Reproduce the material word for word; the images stay out.

DATA SUPPLIED =
● ● ● ● ●

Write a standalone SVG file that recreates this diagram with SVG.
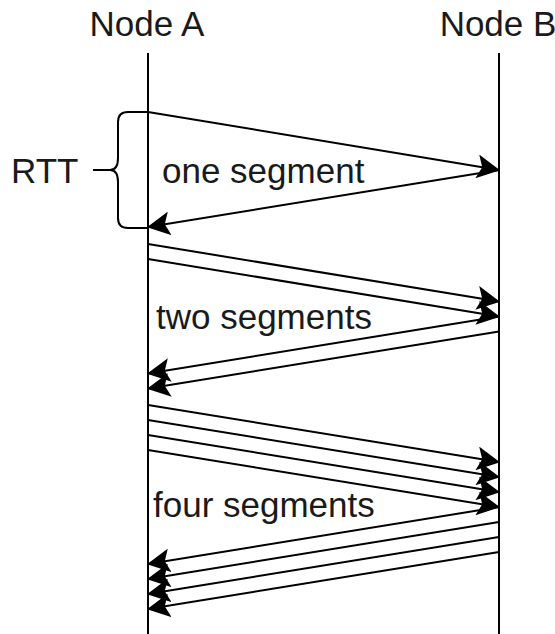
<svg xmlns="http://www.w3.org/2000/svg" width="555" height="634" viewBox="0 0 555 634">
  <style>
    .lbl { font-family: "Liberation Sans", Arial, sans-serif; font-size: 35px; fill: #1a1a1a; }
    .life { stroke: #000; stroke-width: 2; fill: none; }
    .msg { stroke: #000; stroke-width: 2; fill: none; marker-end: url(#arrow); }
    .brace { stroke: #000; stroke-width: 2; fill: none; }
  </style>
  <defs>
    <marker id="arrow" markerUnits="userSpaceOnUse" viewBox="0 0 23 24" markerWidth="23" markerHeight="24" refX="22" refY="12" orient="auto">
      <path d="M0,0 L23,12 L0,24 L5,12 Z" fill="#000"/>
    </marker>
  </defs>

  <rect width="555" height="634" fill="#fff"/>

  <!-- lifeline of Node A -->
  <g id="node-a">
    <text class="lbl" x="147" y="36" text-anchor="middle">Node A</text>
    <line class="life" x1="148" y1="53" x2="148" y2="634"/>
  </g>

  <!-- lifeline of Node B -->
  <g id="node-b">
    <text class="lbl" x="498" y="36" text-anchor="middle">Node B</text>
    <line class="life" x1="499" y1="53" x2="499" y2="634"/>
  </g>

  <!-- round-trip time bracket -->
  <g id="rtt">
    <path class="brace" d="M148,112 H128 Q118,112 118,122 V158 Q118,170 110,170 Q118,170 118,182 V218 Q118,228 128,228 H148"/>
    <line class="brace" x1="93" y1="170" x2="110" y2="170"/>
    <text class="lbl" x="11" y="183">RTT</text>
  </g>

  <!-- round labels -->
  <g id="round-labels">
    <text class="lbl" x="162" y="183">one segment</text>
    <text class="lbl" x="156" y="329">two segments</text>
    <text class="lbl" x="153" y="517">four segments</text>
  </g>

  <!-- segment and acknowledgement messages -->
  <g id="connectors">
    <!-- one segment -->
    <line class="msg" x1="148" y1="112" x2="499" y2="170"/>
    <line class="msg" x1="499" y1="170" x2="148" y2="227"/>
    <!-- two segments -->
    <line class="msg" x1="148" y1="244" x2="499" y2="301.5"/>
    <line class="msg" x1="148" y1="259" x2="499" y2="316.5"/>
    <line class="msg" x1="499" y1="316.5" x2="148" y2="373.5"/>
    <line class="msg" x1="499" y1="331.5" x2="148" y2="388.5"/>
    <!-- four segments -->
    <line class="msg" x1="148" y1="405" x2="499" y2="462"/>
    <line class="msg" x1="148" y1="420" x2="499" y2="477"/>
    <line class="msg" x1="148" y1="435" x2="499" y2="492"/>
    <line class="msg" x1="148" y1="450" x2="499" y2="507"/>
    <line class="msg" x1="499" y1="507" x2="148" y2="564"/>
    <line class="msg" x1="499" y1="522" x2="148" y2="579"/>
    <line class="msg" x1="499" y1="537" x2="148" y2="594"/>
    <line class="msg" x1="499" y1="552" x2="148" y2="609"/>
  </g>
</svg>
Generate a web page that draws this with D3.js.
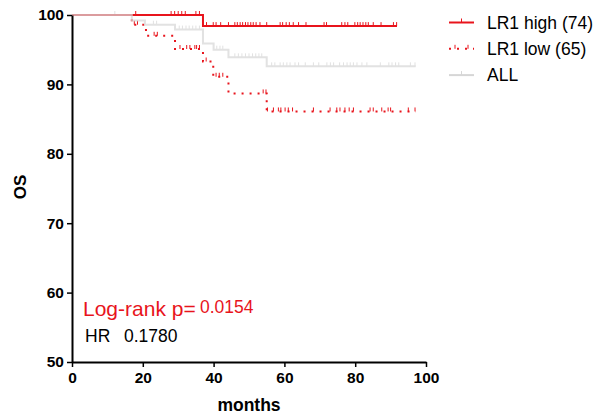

● ● ● ● ●

OUTPUT OF THE TASK =
Write a standalone SVG file that recreates this diagram with SVG.
<svg xmlns="http://www.w3.org/2000/svg" width="555" height="634" viewBox="0 0 555 634">
  <style>
    .lbl { font-family: "Liberation Sans", Arial, sans-serif; font-size: 35px; fill: #1a1a1a; }
    .life { stroke: #000; stroke-width: 2; fill: none; }
    .msg { stroke: #000; stroke-width: 2; fill: none; marker-end: url(#arrow); }
    .brace { stroke: #000; stroke-width: 2; fill: none; }
  </style>
  <defs>
    <marker id="arrow" markerUnits="userSpaceOnUse" viewBox="0 0 23 24" markerWidth="23" markerHeight="24" refX="22" refY="12" orient="auto">
      <path d="M0,0 L23,12 L0,24 L5,12 Z" fill="#000"/>
    </marker>
  </defs>

  <rect width="555" height="634" fill="#fff"/>

  <!-- lifeline of Node A -->
  <g id="node-a">
    <text class="lbl" x="147" y="36" text-anchor="middle">Node A</text>
    <line class="life" x1="148" y1="53" x2="148" y2="634"/>
  </g>

  <!-- lifeline of Node B -->
  <g id="node-b">
    <text class="lbl" x="498" y="36" text-anchor="middle">Node B</text>
    <line class="life" x1="499" y1="53" x2="499" y2="634"/>
  </g>

  <!-- round-trip time bracket -->
  <g id="rtt">
    <path class="brace" d="M148,112 H128 Q118,112 118,122 V158 Q118,170 110,170 Q118,170 118,182 V218 Q118,228 128,228 H148"/>
    <line class="brace" x1="93" y1="170" x2="110" y2="170"/>
    <text class="lbl" x="11" y="183">RTT</text>
  </g>

  <!-- round labels -->
  <g id="round-labels">
    <text class="lbl" x="162" y="183">one segment</text>
    <text class="lbl" x="156" y="329">two segments</text>
    <text class="lbl" x="153" y="517">four segments</text>
  </g>

  <!-- segment and acknowledgement messages -->
  <g id="connectors">
    <!-- one segment -->
    <line class="msg" x1="148" y1="112" x2="499" y2="170"/>
    <line class="msg" x1="499" y1="170" x2="148" y2="227"/>
    <!-- two segments -->
    <line class="msg" x1="148" y1="244" x2="499" y2="301.5"/>
    <line class="msg" x1="148" y1="259" x2="499" y2="316.5"/>
    <line class="msg" x1="499" y1="316.5" x2="148" y2="373.5"/>
    <line class="msg" x1="499" y1="331.5" x2="148" y2="388.5"/>
    <!-- four segments -->
    <line class="msg" x1="148" y1="405" x2="499" y2="462"/>
    <line class="msg" x1="148" y1="420" x2="499" y2="477"/>
    <line class="msg" x1="148" y1="435" x2="499" y2="492"/>
    <line class="msg" x1="148" y1="450" x2="499" y2="507"/>
    <line class="msg" x1="499" y1="507" x2="148" y2="564"/>
    <line class="msg" x1="499" y1="522" x2="148" y2="579"/>
    <line class="msg" x1="499" y1="537" x2="148" y2="594"/>
    <line class="msg" x1="499" y1="552" x2="148" y2="609"/>
  </g>
</svg>
Generate a web page that draws this with D3.js.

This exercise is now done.